Taittinger to make fizz in Kent   

Taittinger has bought land in Kent with the plan to produce high quality English sparkling wine. In a deal signed on 18 November, Taittinger has purchased 69 hectares of farmland orchard at Stone Stile Farm, near Chilham, from the Gaskain family who are established Kent fruit farmers. It’s estimated that between 35 and 40 hectares of the farm,

Pierre-Emmanuel Taittinger and Stephen Skelton

located on a sheltered site just to the west of Canterbury, are on suitable, predominantly chalky soils to plant the classic Champagne varieties Chardonnay, Pinot Noir and Pinot Meunier. Before clearing the land or planting any vines, the initial investment in the project is around £2m, it is estimated.

After years of speculation around the Champenois investigating suitable sites in southern England, with Louis Roederer and Duval-Leroy known to have spent time visiting already established vineyards in Kent and Sussex, Taittinger, in a joint venture with its UK agent Hatch Mansfield and private British investors, is the first major champagne house to take the plunge. The deal was announced on Wednesday by Pierre-Emmanuel Taittinger, chairman of the eponymous house and Hatch Mansfield MD Patrick McGrath MW, at Westminster Abbey. The new wine estate is to be called Domaine Evremond, after the French 17th century writer, epicurean and literary critic Charles de Saint-Evremond, who is widely considered the first true ambassador for Champagne in the UK and who is buried in the abbey’s Poet’s Corner.

Advised by leading UK viticulture specialist Stephen Skelton MW, they have been

Pierre-Emmanuel Taittinger and Patrick McGrath announcing the investment
Pierre-Emmanuel Taittinger and Patrick McGrath announcing the investment

looking for a suitable site in either Kent, Sussex or Hampshire over the past two years. As Skelton explained at the launch press conference, the site on the North Downs in Kent, just to the south of the A2 between Faversham and Canterbury is on chalk with a loamy, silt topsoil and below 100 metres high. “We were looking for a sheltered site and thinking a fruit farm would be ideal. They [the Gaskain family] have been growing Braeburn apples here and that is a very late ripening variety in the UK sometimes not being picked until November. And we see that as a good sign [for ripening grapes].”
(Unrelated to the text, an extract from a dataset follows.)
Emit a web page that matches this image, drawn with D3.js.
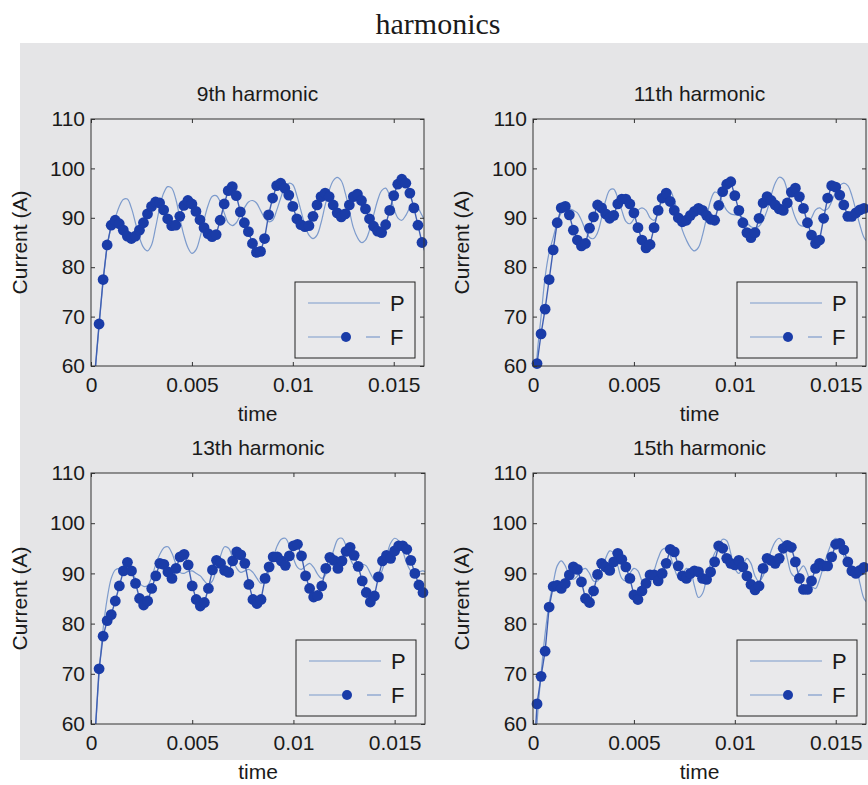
<!DOCTYPE html>
<html>
<head>
<meta charset="utf-8">
<script src="https://cdn.jsdelivr.net/npm/d3@7"></script>
<style>
body { margin: 0; background: #fff; }
svg { display: block; }
text { font-family: "Liberation Sans", Arial, sans-serif; fill: #1a1a1a; }
</style>
</head>
<body>
<svg id="canvas" width="868" height="785"></svg>
<script>
// sample step of every series (s), first value at t = 0
const dt = 0.0002;
const xMax = 0.0165;
const xTicks = [0, 0.005, 0.01, 0.015];
const xTickLabels = ["0", "0.005", "0.01", "0.015"];
const yTicks = [60, 70, 80, 90, 100, 110];
const titles = ["9th harmonic", "11th harmonic", "13th harmonic", "15th harmonic"];
const legendNames = ["P", "F"];

// 9th harmonic
const p9 = [40, 58, 68, 77, 84, 88, 90, 92.3, 93.7, 93.8,
    92, 89, 86, 84, 83.3, 84.5, 88, 92, 95, 96.3,
    96, 93.8, 90, 86.5, 84, 82.8, 83.5, 86, 89.5, 92.5,
    94.3, 94.5, 93.3, 91, 89, 88.4, 89, 90.6, 92, 93.2,
    93.5, 93, 91.5, 90, 89.2, 89.5, 91.5, 94, 96.2, 97,
    96.7, 94.5, 91.5, 88.5, 86.5, 85.8, 86.5, 89, 92.5, 95.5,
    97.5, 98.2, 97.5, 95, 91.5, 88, 86, 85, 85.5, 87.5,
    90.5, 93.5, 95.5, 96, 94.5, 92, 90, 89.5, 90.5, 92,
    92.6, 92, 90.5, 89];
const f9 = [45, 59, 68.5, 77.5, 84.5, 88.5, 89.5, 88.8, 87.5, 86.3,
    85.8, 86.3, 87.5, 89, 90.8, 92.3, 93.2, 93, 91.6, 89.8,
    88.4, 88.5, 90.3, 92.5, 93.5, 92.8, 91.3, 89.6, 88, 86.8,
    86.2, 86.6, 89.5, 92.8, 95.5, 96.3, 94.5, 91.2, 89, 87.2,
    84.8, 83, 83.2, 85.8, 90.6, 94, 96.5, 97, 96, 94.6,
    92.3, 89.8, 88.6, 88.2, 88.4, 90.3, 92.6, 94.3, 95, 94.3,
    92.6, 91, 90.2, 90.8, 92.6, 94.3, 94.8, 93.5, 91.8, 89.8,
    88.3, 87.3, 87, 88.6, 91.5, 94.5, 96.8, 97.8, 97, 95,
    92, 88.5, 85, 82.5];

// 11th harmonic
const p11 = [45, 62, 70, 78, 83, 86, 89, 91, 91.8, 91.8,
    91.5, 91, 89.5, 87.5, 86, 85.8, 87, 90, 93.5, 95.6,
    95.8, 94, 91.5, 89.3, 88.8, 89.8, 91.5, 92, 91.5, 90,
    89.5, 91, 94, 95.8, 95.5, 93.5, 90.5, 87.5, 85.5, 84,
    83.3, 84, 86.5, 90, 93.5, 95.2, 94.8, 93, 91.5, 90.8,
    90.6, 90.5, 90, 89, 88.2, 88, 88.3, 89.5, 91.5, 94.5,
    97, 98.2, 97.8, 95.5, 92.5, 90, 88.6, 88.3, 88.8, 90,
    91.6, 92, 91.5, 91.8, 93.3, 95.2, 96.5, 97, 96.5, 94.5,
    91.5, 88.5, 86, 85];
const f11 = [50, 60.5, 66.5, 71.5, 77.5, 83.5, 89, 92, 92.3, 90.6,
    87.5, 85.5, 84.3, 84.8, 87.9, 90.2, 92.6, 92, 90.8, 89.9,
    90.5, 92.8, 93.8, 93.8, 92.8, 91, 88, 85.5, 83.9, 84.6,
    88, 91.5, 94, 95, 93.3, 91.5, 90, 89.2, 89.5, 90.5,
    91.3, 91.9, 91.5, 90.5, 89.7, 89.5, 92.5, 95.3, 96.8, 97.3,
    94.5, 91.5, 89, 87, 86, 87, 89.9, 93, 94.3, 93.5,
    92.6, 91.8, 91.5, 93, 95.2, 96, 94.3, 91.9, 89, 86.5,
    84.8, 85.5, 89.9, 94, 96.5, 96.2, 94.6, 92.6, 90.3, 90.3,
    91, 91.6, 91.9, 91.9];

// 13th harmonic
const p13 = [40, 57, 70, 79, 85, 89, 90.7, 91, 90.8, 90.5,
    90, 89, 88, 87.4, 87.6, 89.3, 91.8, 93.8, 95.1, 95.3,
    94, 91.8, 90.2, 90, 90.4, 90.5, 90, 89.5, 88.5, 87.8,
    88.5, 91, 93.5, 95.3, 95, 93, 91, 90.2, 90.5, 90.8,
    90.2, 89, 88, 88.5, 90.5, 93, 95.5, 96.8, 97, 95.5,
    93, 91.2, 90.8, 91.5, 92, 91.2, 89.8, 89, 89.8, 92,
    94.8, 96.8, 97, 95.5, 93, 91.5, 91.2, 91.8, 91.5, 90,
    88.8, 89, 90.8, 93.5, 96, 97, 96.5, 94.5, 92, 90.5,
    90, 90.3, 90.5, 90];
const f13 = [50, 58, 71, 77.5, 80.6, 81.8, 84.5, 87.5, 90.5, 92.2,
    90.5, 88, 85, 83.7, 84.5, 87, 89.5, 92, 91.8, 90.3,
    89, 91, 93.3, 93.8, 91.7, 87.5, 84.8, 83.5, 84.2, 87,
    90.7, 92.6, 92, 90.6, 90.2, 92.5, 94.3, 93.7, 92, 87.8,
    84.8, 84, 84.8, 89, 91.3, 93.3, 93.3, 92.5, 91.6, 93.5,
    95.5, 95.8, 93.5, 89.5, 87, 85.3, 85.6, 87.5, 91, 93.2,
    92.6, 91, 92.5, 94.4, 95.2, 93.6, 91.4, 88.5, 86.2, 84.3,
    85.5, 89.3, 92.5, 93.6, 93, 94.5, 95.5, 95.5, 94.8, 92.6,
    90, 87.7, 86.2, 85];

// 15th harmonic
const p15 = [40, 60, 70, 78, 84, 88, 91.5, 92.5, 91.5, 89.5,
    88.8, 89.5, 90.6, 91, 90, 88.5, 88.5, 90.5, 93, 94.5,
    94, 91.5, 89, 88.5, 90, 91, 90.5, 88.5, 87.3, 88,
    90.5, 93, 94.7, 95, 93.5, 91, 89.3, 89.8, 91, 90.5,
    87.5, 85.2, 86, 89, 92, 94, 95.5, 96.8, 96.5, 94,
    91, 90, 91.5, 93, 92, 89.5, 88.3, 89.5, 92, 94.5,
    96.3, 97, 96, 93, 90, 89.3, 90.5, 91.5, 90, 87.5,
    87, 88.8, 91.5, 94, 96, 97, 96, 93.5, 91.5, 91.5,
    91, 88, 85, 84];
const f15 = [50, 64, 69.5, 74.5, 83.3, 87.4, 87.6, 87, 88, 89.7,
    91.3, 90.8, 88.3, 85, 84.2, 86.5, 89.8, 92, 91.3, 90.6,
    92.3, 94, 92.8, 91.3, 89, 85.7, 84.8, 86.5, 88, 89.7,
    89.7, 88.5, 90, 92, 94.8, 94.3, 91.5, 89.5, 89, 90,
    90.5, 90.3, 89, 88.8, 90.3, 92.3, 95.5, 95, 93, 92,
    91.7, 92.6, 91.3, 89.5, 87.8, 86.7, 87.5, 91, 93, 92.6,
    92, 93, 95, 95.6, 95.2, 92.3, 89, 86.8, 86.8, 88.5,
    91, 92, 91.5, 91.5, 93.3, 95.8, 96, 94.7, 92.3, 90.5,
    90, 90.6, 91.2, 91.4];

const figBg = "#e5e5e7";
const axBg = "#e9e9eb";
const pColor = "#7d9bcc";
const fColor = "#1a3ca8";

const svg = d3.select("#canvas");

svg.append("rect")
    .attr("x", 20).attr("y", 43)
    .attr("width", 848).attr("height", 717)
    .attr("fill", figBg);

svg.append("text")
    .attr("x", 438).attr("y", 34)
    .attr("text-anchor", "middle")
    .style("font-family", "'Liberation Serif', 'Times New Roman', serif")
    .style("font-size", "30px")
    .text("harmonics");

const panels = [
    {title: titles[0], P: p9, F: f9, left: 91, right: 424, top: 119, bottom: 366},
    {title: titles[1], P: p11, F: f11, left: 533, right: 866, top: 119, bottom: 366},
    {title: titles[2], P: p13, F: f13, left: 91, right: 425, top: 473, bottom: 724},
    {title: titles[3], P: p15, F: f15, left: 533, right: 866, top: 473, bottom: 724}
];

function styleAxis(g) {
    g.select(".domain").remove();
    g.selectAll(".tick line").attr("stroke", "#333").attr("stroke-width", 1);
    g.selectAll(".tick text").style("font-size", "21px").attr("fill", "#1a1a1a");
}

function drawPanel(p, idx) {
    const x = d3.scaleLinear().domain([0, xMax]).range([p.left, p.right]);
    const y = d3.scaleLinear().domain([60, 110]).range([p.bottom, p.top]);
    const g = svg.append("g");
    const w = p.right - p.left, h = p.bottom - p.top;

    g.append("rect")
        .attr("x", p.left).attr("y", p.top)
        .attr("width", w).attr("height", h)
        .attr("fill", axBg);

    const clipId = "clip" + idx;
    g.append("clipPath").attr("id", clipId)
        .append("rect")
        .attr("x", p.left).attr("y", p.top)
        .attr("width", w).attr("height", h);

    const toPts = arr => arr.map((v, i) => [i * dt, v]);
    const pPts = toPts(p.P);
    const fPts = toPts(p.F);

    const smooth = d3.line()
        .x(d => x(d[0])).y(d => y(d[1]))
        .curve(d3.curveCatmullRom.alpha(0.5));
    const straight = d3.line()
        .x(d => x(d[0])).y(d => y(d[1]));

    const plotArea = g.append("g").attr("clip-path", `url(#${clipId})`);
    plotArea.append("path")
        .attr("d", smooth(pPts))
        .attr("fill", "none")
        .attr("stroke", pColor)
        .attr("stroke-width", 1.2);
    plotArea.append("path")
        .attr("d", straight(fPts))
        .attr("fill", "none")
        .attr("stroke", "#3f5fb3")
        .attr("stroke-width", 1.4);

    g.append("g").selectAll("circle")
        .data(fPts.filter(d => d[0] <= xMax && d[1] >= 60))
        .join("circle")
        .attr("cx", d => x(d[0]))
        .attr("cy", d => y(d[1]))
        .attr("r", 5.4)
        .attr("fill", fColor);

    // axes, ticks pointing inward on all four sides
    g.append("g")
        .attr("transform", `translate(0,${p.bottom})`)
        .call(d3.axisBottom(x).tickValues(xTicks).tickSizeInner(-4).tickSizeOuter(0)
            .tickPadding(11).tickFormat((d, i) => xTickLabels[i]))
        .call(styleAxis);
    g.append("g")
        .attr("transform", `translate(0,${p.top})`)
        .call(d3.axisTop(x).tickValues(xTicks).tickSizeInner(-4).tickSizeOuter(0).tickFormat(""))
        .call(styleAxis);
    g.append("g")
        .attr("transform", `translate(${p.left},0)`)
        .call(d3.axisLeft(y).tickValues(yTicks).tickSizeInner(-4).tickSizeOuter(0)
            .tickPadding(6).tickFormat(d3.format("d")))
        .call(styleAxis);
    g.append("g")
        .attr("transform", `translate(${p.right},0)`)
        .call(d3.axisRight(y).tickValues(yTicks).tickSizeInner(-4).tickSizeOuter(0).tickFormat(""))
        .call(styleAxis);

    g.append("rect")
        .attr("x", p.left).attr("y", p.top)
        .attr("width", w).attr("height", h)
        .attr("fill", "none")
        .attr("stroke", "#333")
        .attr("stroke-width", 1);

    // legend
    const lx = p.right - 129, ly = p.bottom - 84;
    const lg = g.append("g").attr("transform", `translate(${lx},${ly})`);
    lg.append("rect")
        .attr("width", 120).attr("height", 76)
        .attr("fill", axBg)
        .attr("stroke", "#222")
        .attr("stroke-width", 1);
    lg.append("line")
        .attr("x1", 13).attr("x2", 85).attr("y1", 21).attr("y2", 21)
        .attr("stroke", pColor).attr("stroke-width", 1.2);
    lg.append("line")
        .attr("x1", 13).attr("x2", 46).attr("y1", 55).attr("y2", 55)
        .attr("stroke", pColor).attr("stroke-width", 1.2);
    lg.append("line")
        .attr("x1", 71).attr("x2", 85).attr("y1", 55).attr("y2", 55)
        .attr("stroke", pColor).attr("stroke-width", 1.2);
    lg.append("circle")
        .attr("cx", 51).attr("cy", 55).attr("r", 5)
        .attr("fill", fColor);
    lg.selectAll("text.leg")
        .data(legendNames)
        .join("text")
        .attr("class", "leg")
        .attr("x", 95)
        .attr("y", (d, i) => 29 + i * 34)
        .style("font-size", "22px")
        .text(d => d);

    // titles and labels
    const cx = (p.left + p.right) / 2;
    g.append("text")
        .attr("x", cx).attr("y", p.top - 18)
        .attr("text-anchor", "middle")
        .style("font-size", "21px")
        .text(p.title);
    g.append("text")
        .attr("x", cx).attr("y", p.bottom + 55)
        .attr("text-anchor", "middle")
        .style("font-size", "21px")
        .text("time");
    g.append("text")
        .attr("transform", `translate(${p.left - 64},${(p.top + p.bottom) / 2}) rotate(-90)`)
        .attr("text-anchor", "middle")
        .style("font-size", "21px")
        .text("Current (A)");
}

panels.forEach((p, i) => drawPanel(p, i));
</script>
</body>
</html>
Apart from recognising the huge strides forward in quality that have been evident in the wines of both the main established English wineries – Nyetimber, Chapel Down, Ridgeview and Camel Valley in Cornwall to name four — and some notable newcomers like Hambledon, Herbert Hall, Henners and Exton Park, one of the main attractions of investing in southern England rather than in Champagne is both the availability of land and the much lower price.

Examining the soils at Domaine Evremond
Examining the soils at Domaine Evremond

While very little grands crus vineyard in Champagne ever comes up for sale on the market, the price of a good mid-slope site is at least €1.8m per hectare (£1.3m), while suitable farmland in Kent costs between £10-000-£15,000 per acre (between £24,600 and £37,000/ha). And, said Taittinger managing director Damien le Sueur who has also been involved in the project from the early days visiting sites in southern England with Taittinger vineyard manager Vincent Collard, the price roughly doubles if you include the cost of planting. So that makes planted vineyard land in Kent move than fifteen times cheaper than vineyards in Champagne.

The first vines are unlikely to be planted on the site, still covered in apple trees, until May 2017 though it is possible, says McGrath, “some vines will be planted in May 2016”. Decisions on suitable clones to use have not yet been taken, and there are also issues about getting hold of the appropriate rootstock once they have. The aim is to produce what Pierre-Emmanuel describes as a “top, top quality sparkling wine” with production growing to around 20,000-30,000 cases a year (300,000 bottles) in time.

Whether the company will go down the vintage route or produce a multi-harvest blend is not yet decided. McGrath and Taittinger both talked about a “range of sparkling wines”. Nor has a decision been made about building a winery. It terms of the projected price of a bottle of sparkling wine from Domaine Evremond – the name of the wine hasn’t been agreed yet — it will be pitched at around the level that established brands like Nyetimber are likely to be selling for at the time, says McGrath.

With the initial fruit from the site unlikely to be harvested before 2020, it’s going to be at least eight years before the first release from Domaine Evremond.